By Larry Fine

SPRINGFIELD, New Jersey (Reuters) - Masters champion Danny Willett's game has struggled since his unlikely win at Augusta National, but the Englishman says he is ready to get back on track at this week's PGA Championship.

Since winning the green jacket in April for his first major, the 28-year-old Willett has tied for 37th at the U.S. Open, tied for 53rd at the British Open, missed the cut at the Players Championship and had some poor finishes on the European Tour.

"It's settled down a bit now," Willett said about his post-Masters euphoria and subsequent hangover. "We are trying to get back down to work and knuckle down because we have got a very important second half of the season coming up."

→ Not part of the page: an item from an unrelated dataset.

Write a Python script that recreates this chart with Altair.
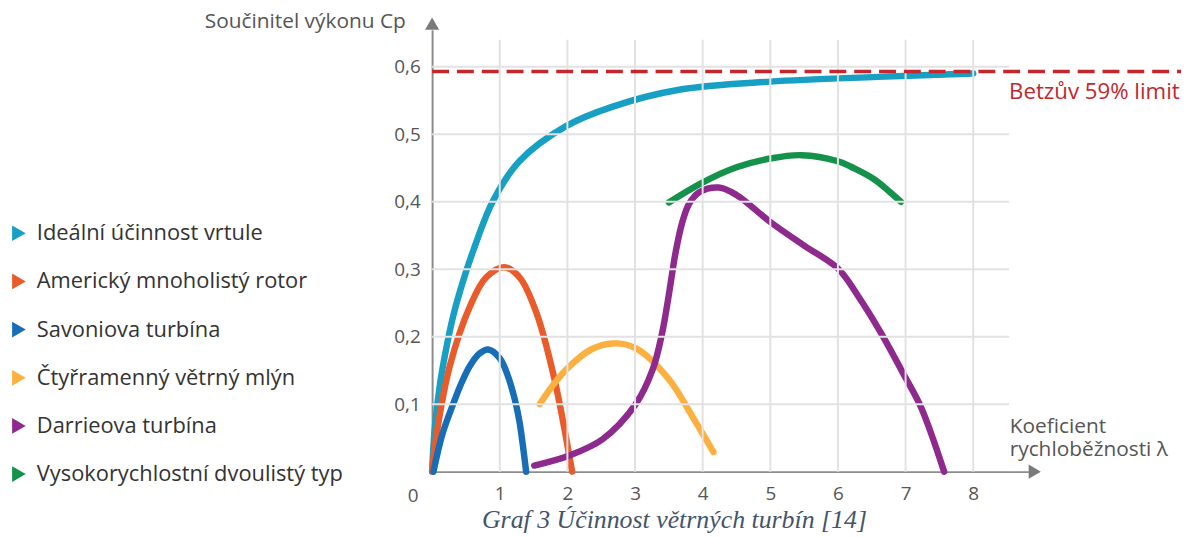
import altair as alt
import pandas as pd

# ---------------- data ----------------
series_names = ["Ideální účinnost vrtule", "Americký mnoholistý rotor", "Savoniova turbína",
                "Čtyřramenný větrný mlýn", "Darrieova turbína", "Vysokorychlostní dvoulistý typ"]
series_colors = ["#179fc4", "#e95b2b", "#176db6", "#fbb03f", "#8e2a8e", "#14914a"]

ideal_x = [0, 0.04, 0.12, 0.2, 0.31, 0.45, 0.61, 0.9, 1.29, 1.98, 2.67, 3.65, 5.0, 6.59, 8.0]
ideal_y = [0, 0.065, 0.132, 0.178, 0.23, 0.28, 0.328, 0.401, 0.46, 0.512, 0.541, 0.566, 0.578, 0.585, 0.590]

american_x = [0, 0.07, 0.26, 0.56, 0.8, 1.07, 1.3, 1.54, 1.8, 2.07]
american_y = [0, 0.058, 0.156, 0.245, 0.288, 0.303, 0.287, 0.236, 0.141, 0]

savonius_x = [0.02, 0.15, 0.31, 0.45, 0.56, 0.7, 0.83, 1.0, 1.12, 1.22, 1.29, 1.39]
savonius_y = [0, 0.055, 0.1, 0.135, 0.157, 0.175, 0.181, 0.168, 0.142, 0.108, 0.075, 0]

windmill_x = [1.59, 1.8, 2.03, 2.35, 2.67, 3.01, 3.5, 3.84, 4.16]
windmill_y = [0.1, 0.13, 0.156, 0.181, 0.19, 0.183, 0.137, 0.083, 0.029]

darrieus_x = [1.51, 2.03, 2.52, 3.01, 3.26, 3.4, 3.5, 3.6, 3.7, 3.8, 3.95, 4.24, 4.5,
              5.0, 5.5, 6.0, 6.3, 6.64, 7.0, 7.23, 7.57]
darrieus_y = [0.009, 0.024, 0.048, 0.1, 0.151, 0.205, 0.262, 0.325, 0.37, 0.397, 0.414, 0.421, 0.41,
              0.37, 0.335, 0.301, 0.26, 0.205, 0.139, 0.095, 0]

highspeed_x = [3.5, 3.99, 4.5, 5.0, 5.46, 6.0, 6.25, 6.54, 6.75, 6.93]
highspeed_y = [0.399, 0.428, 0.451, 0.464, 0.469, 0.46, 0.449, 0.433, 0.416, 0.40]

x_ticks = [1, 2, 3, 4, 5, 6, 7, 8]
y_ticks = [0.1, 0.2, 0.3, 0.4, 0.5, 0.6]

betz_value = 0.593
betz_label = "Betzův 59% limit"
caption = "Graf 3 Účinnost větrných turbín [14]"
y_title = "Součinitel výkonu Cp"
x_title = ["Koeficient", "rychloběžnosti λ"]

# ---------------- layout constants ----------------
X_MAX = 8.84
Y_MAX = 0.655
GRID_TOP = 0.64
GRID_RIGHT = 8.53
BETZ_END = 11.1
FONT = "Open Sans"
GRAY = "#555555"

rows = []
all_x = [ideal_x, american_x, savonius_x, windmill_x, darrieus_x, highspeed_x]
all_y = [ideal_y, american_y, savonius_y, windmill_y, darrieus_y, highspeed_y]
for name, col, xs, ys in zip(series_names, series_colors, all_x, all_y):
    for i, (xv, yv) in enumerate(zip(xs, ys)):
        rows.append({"series": name, "hex": col, "x": xv, "y": yv, "order": i})
df = pd.DataFrame(rows)

xscale = alt.Scale(domain=[0, X_MAX], nice=False, zero=False)
yscale = alt.Scale(domain=[0, Y_MAX], nice=False, zero=False)
color_scale = alt.Scale(domain=series_names, range=series_colors)

x_axis = alt.Axis(
    values=x_ticks, format="d", grid=False, ticks=False, domainColor="#8c8c8c", domainWidth=2,
    labelFont=FONT, labelFontSize=19, labelColor=GRAY, labelPadding=13,
    title=x_title, titleFont=FONT, titleFontSize=21, titleFontWeight="normal", titleColor=GRAY,
    titleAlign="left", titleBaseline="top", titleX=581, titleY=-56, titleLineHeight=23,
)
y_axis = alt.Axis(
    values=y_ticks, labelExpr="replace(format(datum.value, '.1f'), '.', ',')",
    grid=False, ticks=False, domainColor="#8c8c8c", domainWidth=2,
    labelFont=FONT, labelFontSize=19, labelColor=GRAY, labelPadding=12,
    title=y_title, titleFont=FONT, titleFontSize=21, titleFontWeight="normal", titleColor=GRAY,
    titleAngle=0, titleAlign="right", titleBaseline="middle", titleX=-27, titleY=-8,
)

# main lines (carry the axes); stroke colour taken directly, legend comes from the point layer
lines = alt.Chart(df).mark_line(strokeWidth=6.5, interpolate="catmull-rom", strokeCap="round").encode(
    x=alt.X("x:Q", scale=xscale, axis=x_axis),
    y=alt.Y("y:Q", scale=yscale, axis=y_axis),
    stroke=alt.Stroke("hex:N", scale=None),
    detail="series:N",
    order=alt.Order("order:Q"),
)

# grid
vgrid_df = pd.DataFrame({"x": x_ticks, "y0": [0] * len(x_ticks), "y1": [GRID_TOP] * len(x_ticks)})
hgrid_df = pd.DataFrame({"y": y_ticks, "x0": [0] * len(y_ticks), "x1": [GRID_RIGHT] * len(y_ticks)})

vgrid = alt.Chart(vgrid_df).mark_rule(color="#e2e2e2", strokeWidth=2).encode(
    x=alt.X("x:Q", scale=xscale),
    y=alt.Y("y0:Q", scale=yscale),
    y2="y1:Q",
)
hgrid = alt.Chart(hgrid_df).mark_rule(color="#e2e2e2", strokeWidth=2).encode(
    y=alt.Y("y:Q", scale=yscale),
    x=alt.X("x0:Q", scale=xscale),
    x2="x1:Q",
)

betz_df = pd.DataFrame({"x0": [0], "x1": [BETZ_END], "y": [betz_value], "lx": [GRID_RIGHT], "label": [betz_label]})
betz = alt.Chart(betz_df).mark_rule(color="#c1272d", strokeWidth=3.5, strokeDash=[17, 8]).encode(
    x=alt.X("x0:Q", scale=xscale),
    x2="x1:Q",
    y=alt.Y("y:Q", scale=yscale),
)
betz_text = alt.Chart(betz_df).mark_text(
    align="left", baseline="middle", dy=21, font=FONT, fontSize=22.4, color="#c1272d"
).encode(
    x=alt.X("lx:Q", scale=xscale),
    y=alt.Y("y:Q", scale=yscale),
    text="label:N",
)

legend_pts = alt.Chart(df).mark_point(filled=True, shape="triangle-right", size=0).encode(
    x=alt.X("x:Q", scale=xscale),
    y=alt.Y("y:Q", scale=yscale),
    color=alt.Color("series:N", scale=color_scale, legend=alt.Legend(
        orient="none", legendX=-427, legendY=194, title=None, direction="vertical",
        symbolType="triangle-right", symbolSize=250, symbolStrokeWidth=0, symbolOpacity=1,
        labelFont=FONT, labelFontSize=22, labelColor="#333333", rowPadding=26.5, labelOffset=7,
        padding=0, labelLimit=400,
    )),
)

arrow_df = pd.DataFrame({"x": [8.91, 0], "y": [0, 0.664], "shape": ["triangle-right", "triangle-up"]})
arrows = alt.Chart(arrow_df).mark_point(filled=True, size=200, color="#7a7a7a", opacity=1).encode(
    x=alt.X("x:Q", scale=xscale),
    y=alt.Y("y:Q", scale=yscale),
    shape=alt.Shape("shape:N", scale=None),
)

origin_df = pd.DataFrame({"x": [0], "y": [0], "t": ["0"]})
origin = alt.Chart(origin_df).mark_text(
    font=FONT, fontSize=19, color=GRAY, dx=-19, dy=25, baseline="middle", align="center"
).encode(
    x=alt.X("x:Q", scale=xscale),
    y=alt.Y("y:Q", scale=yscale),
    text="t:N",
)

chart = alt.layer(lines, vgrid, hgrid, betz, legend_pts, betz_text, arrows, origin).properties(
    width=602,
    height=445,
    autosize=alt.AutoSizeParams(type="none"),
    padding={"left": 427, "top": 20, "right": 152, "bottom": 62},
    background="white",
    title=alt.TitleParams(
        text=caption, orient="bottom", anchor="middle", dx=-57, offset=1,
        font="Liberation Serif", fontStyle="italic", fontWeight="normal", fontSize=26, color="#44546a",
    ),
).configure_view(stroke=None)

chart.save("out.html", embed_options={"renderer": "svg", "actions": False})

His upcoming stretch, which includes the Aug. 5-21 Rio Olympics and Sept. 27-Oct. 2 Ryder Cup, starts with Thursday's opening round of the PGA Championship at Baltusrol.

"It's time to move on a little bit from what we did in April. It was fantastic and yeah, it's changed my life, but we need to get back to the kind of form that we took into that week and hopefully then move forward," said Willett, adding that his form is rounding back into shape.

"We've had a couple of good weeks' work. Coming in here feeling pretty good. Got the family and stuff with us. Hopefully we are all set to try to compete again in the last major."

Willett said this year's major winners showed that golf's blue riband events did not strictly belong to the so-called Big Three from the start of the season in Jason Day, Jordan Spieth and Rory McIlroy.

"The winners that you've got this year just go to show that you it's been so varied," said Willett.

"Obviously Henrik (Stenson), being 40 and finally capturing a major, which is surprising it's his first because of how good of a player he is," he said of the Swedish winner of the British Open."And obviously Dustin (Johnson) has come so close over the last five or six years, to finally polish one off (at the U.S. Open)."

Then there was Willett himself, who came to Augusta ranked 12th in the world but left wearing the green jacket after taking advantage of Spieth's shocking collapse with a magnificent round.

"It just goes to show the strength and depth throughout golf at the moment," the world number nine said.

"It just goes to show on a week-to-week basis that if anyone who is really there pitches up with their A Game, they have got a good chance of winning."